I have 3 strong willed girls!! Two of them also have ADHD & the oldest is in the process of an Asperger's diagnosis, which although will NOT fix anything, would at least explain a few things for us. They are all different, but they are ALL very stubborn. And don't like to be controlled.

Ultimately, the best help I ever found has been through the Love & Logic web site. Let your daughter experience the consequences of her actions. She doesn't want to get dressed, take her to school in her PJs. She doesn't want to take a bath, let her stink. She doesn't want to do her homework, the teacher will give her a zero. Teach her to OWN her actions. This will teach her how to think, how to control herself, her mouth.

Being smart--all my girls are "gifted", honor roll students & book smart. BUT if they have no character, if they don't learn to be responsible human beings, if they don't learn to work hard, then they are worthless in my book. And I've told them so.

Yes it's h*** o* ME. Yes, I've been embarrassed by the clothes my child choose to wear. Yes I've been embarrassed when my "gifted", super smart child didn't get the Super Student Award, because she wouldn't do her homework. But you know what? So was she. And she learned from that & started finishing her work & turning it in on time.

And ALL electronics--TV, DVDs, video games, cell phones--screen time, those need to be EARNED. And taken away for weeks, not days or hours & ONLY given back when the nasty behavior/mean words have stopped. For weeks. We kept letting a few days of good behavior be enough to get back the electronics--but guess what--the HABIT of being nasty & defiant didn't go away, she just would manage to hide it. Which is a manipulation. Once she got her "crack" back, she would slowly creep back into nastiness.

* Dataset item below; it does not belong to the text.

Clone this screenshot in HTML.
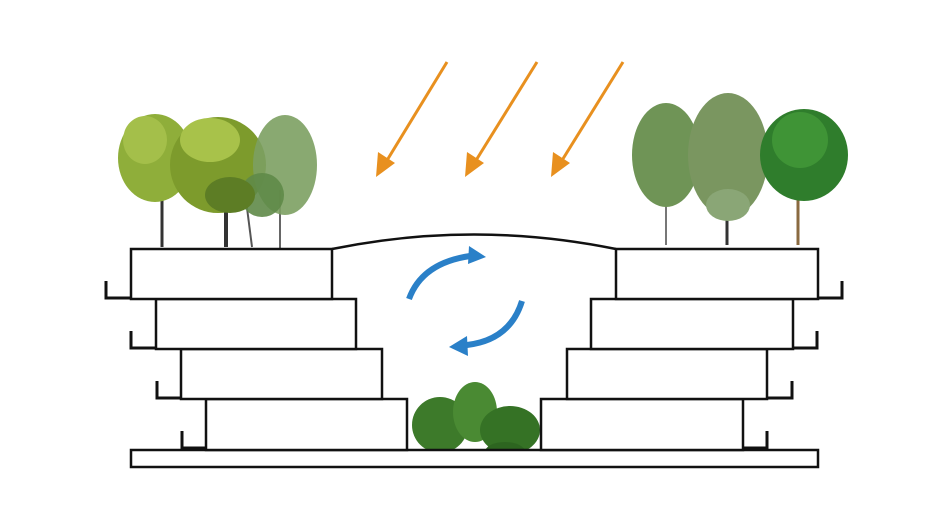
<!DOCTYPE html>
<html><head><meta charset="utf-8"><style>html,body{margin:0;padding:0;background:#fff}svg{display:block}</style></head>
<body>
<svg width="942" height="510" viewBox="0 0 942 510" xmlns="http://www.w3.org/2000/svg">
<!-- left trees -->
<g>
<line x1="162" y1="180" x2="162" y2="247" stroke="#333" stroke-width="3"/>
<line x1="226" y1="190" x2="226" y2="247" stroke="#333" stroke-width="4"/>
<line x1="246" y1="200" x2="252" y2="247" stroke="#555" stroke-width="2"/>
<line x1="280" y1="190" x2="280" y2="250" stroke="#666" stroke-width="2"/>
<ellipse cx="155" cy="158" rx="37" ry="44" fill="#8fae3a"/>
<ellipse cx="145" cy="140" rx="22" ry="24" fill="#a4bf4a"/>
<ellipse cx="218" cy="165" rx="48" ry="48" fill="#7d9b2c"/>
<ellipse cx="210" cy="140" rx="30" ry="22" fill="#a8c24a"/>
<ellipse cx="285" cy="165" rx="32" ry="50" fill="#7ca062" opacity="0.9"/>
<ellipse cx="262" cy="195" rx="22" ry="22" fill="#5f8a48" opacity="0.9"/>
<ellipse cx="230" cy="195" rx="25" ry="18" fill="#5d7d25"/>
</g>
<!-- right trees -->
<g>
<line x1="666" y1="190" x2="666" y2="245" stroke="#777" stroke-width="2"/>
<line x1="727" y1="190" x2="727" y2="245" stroke="#333" stroke-width="3"/>
<line x1="798" y1="190" x2="798" y2="245" stroke="#8a6a40" stroke-width="3"/>
<ellipse cx="666" cy="155" rx="34" ry="52" fill="#6f9456"/>
<ellipse cx="728" cy="155" rx="40" ry="62" fill="#7a9660"/>
<ellipse cx="728" cy="205" rx="22" ry="16" fill="#8aa676"/>
<ellipse cx="804" cy="155" rx="44" ry="46" fill="#2f7d2c"/>
<ellipse cx="800" cy="140" rx="28" ry="28" fill="#3f9436"/>
</g>
<!-- shrub -->
<g>
<ellipse cx="440" cy="425" rx="28" ry="28" fill="#3d7a2a"/>
<ellipse cx="475" cy="412" rx="22" ry="30" fill="#4a8a33"/>
<ellipse cx="510" cy="430" rx="30" ry="24" fill="#357225"/>
<ellipse cx="505" cy="452" rx="20" ry="10" fill="#2d6520"/>
</g>
<!-- orange arrows -->
<g stroke="#e8901f" stroke-width="3" fill="#e8901f">
<line x1="447" y1="62" x2="386" y2="162"/>
<line x1="537" y1="62" x2="475" y2="162"/>
<line x1="623" y1="62" x2="561" y2="162"/>
<polygon points="376,177 378,152 395,163" stroke="none"/>
<polygon points="465,177 467,152 484,163" stroke="none"/>
<polygon points="551,177 553,152 570,163" stroke="none"/>
</g>
<!-- blue arrows -->
<g fill="none" stroke="#2a80c8" stroke-width="6">
<path d="M409,299 Q422,263 470,256"/>
<path d="M522,301 Q510,340 467,345"/>
</g>
<polygon points="486,257 469,246 468,264" fill="#2a80c8"/>
<polygon points="449,347 467,336 468,356" fill="#2a80c8"/>
<!-- structure -->
<g fill="#fff" stroke="#111" stroke-width="2.5">
<path d="M332,249 Q474,220 616,249" fill="none"/>
<rect x="131" y="450" width="687" height="17"/>
<rect x="206" y="399" width="201" height="51"/>
<rect x="181" y="349" width="201" height="50"/>
<rect x="156" y="299" width="200" height="50"/>
<rect x="131" y="249" width="201" height="50"/>
<rect x="541" y="399" width="202" height="51"/>
<rect x="567" y="349" width="200" height="50"/>
<rect x="591" y="299" width="202" height="50"/>
<rect x="616" y="249" width="202" height="50"/>
</g>
<g fill="none" stroke="#111" stroke-width="3">
<path d="M106,281 V298 H131"/>
<path d="M131,331 V348 H156"/>
<path d="M157,381 V398 H181"/>
<path d="M182,431 V448 H206"/>
<path d="M842,281 V298 H818"/>
<path d="M817,331 V348 H793"/>
<path d="M792,381 V398 H767"/>
<path d="M767,431 V448 H743"/>
</g>
</svg>
</body></html>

Use the Love & Logic "phrases" to help you keep your cool, because there is a LOT of reward in making Mommy's Head Pop Off--& since you are the Adult, YOU feel guilty & back off whatever you wanted the kid to do, say or not say. And she gets to see you freaked out. She sees that as a "win".

Also check out Gary Chapman's The Five Love Languages of Children. Frankly, you probably don't feel very much love for your child after she's treated you like garbage, but sometimes a kid acting out, is a kid NOT feeling loved. And what says Love to one person, isn't the same to another. Good Luck.